Place the bag inside the lining with right sides together. Match the seams on the side of the bag and lining and sew all the around the top. Turn the bag by pulling it through the hole in the lining. Close the lining with a whip stitch. Sew a finishing stitch around the top edge of the bag. Sew the cording channel from the front of the bag by following the tailor’s chalk line on the top and bottom of the wingdings made in the marking steps.
NOTE: I had a problem with this step and ended up with very stretched suede. Since the lining didn’t stretch, the suede ended up being pinched. I knew the bag was going to have a pull cord, I just let it be cinched because it really didn’t matter. If you’re a sticker for details, I would suggest double checking your lining measurements, using a walking foot and starting at the seams on opposite sides of the bag for each wingding line.

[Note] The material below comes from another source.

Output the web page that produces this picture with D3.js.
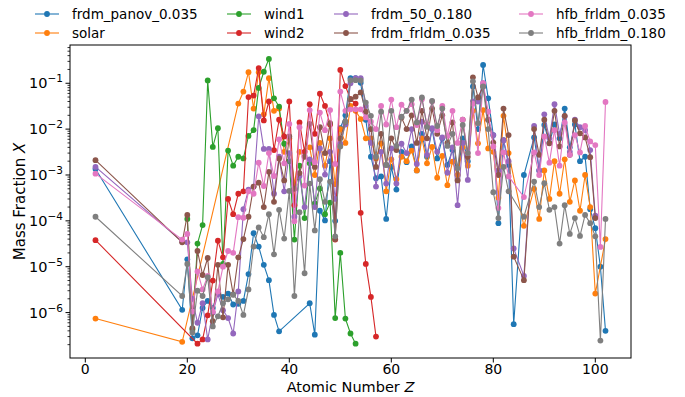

Attach a safety pin to the end of a length of leather cord. Start by pushing it through one eyelet and threading it all the way back around to the eyelet you started in. Complete the threading a second time with another length of cording beginning and ending in the other eyelet. Cut the cording to desired length (with bag pulled open). Add large beads or other embellishments (how about drilling a few D20s??) and tie a knot to secure it.
The Embroidery Files
Ta da! A Gamer’s Dice bag of Holding with a fluffy cute dragon. Here’s both the front and back embroidery files in .pes, .jef, .vp3 designed for a 5 x 7 hoop. Please note that I share embroidery files under a creative commons share alike attribution license (wordy version). You’re welcome to share the embroidery files with attribution (link back to theboredzombie.com). Please feel free to use the embroidery design on items you sell with attribution, “Embroidery Design by Susan Owenby at TheBoredZombie.com”
Enjoy it and remember – there’s nothing I love more than seeing your projects! If you make one of these bags I want to see it and hear about it! Send it to email@example.com!
Best Swap Ever
So you know – I’m totally the less awesome swap giver in this exchange. Look at what showed up in my mail box – custom y’all.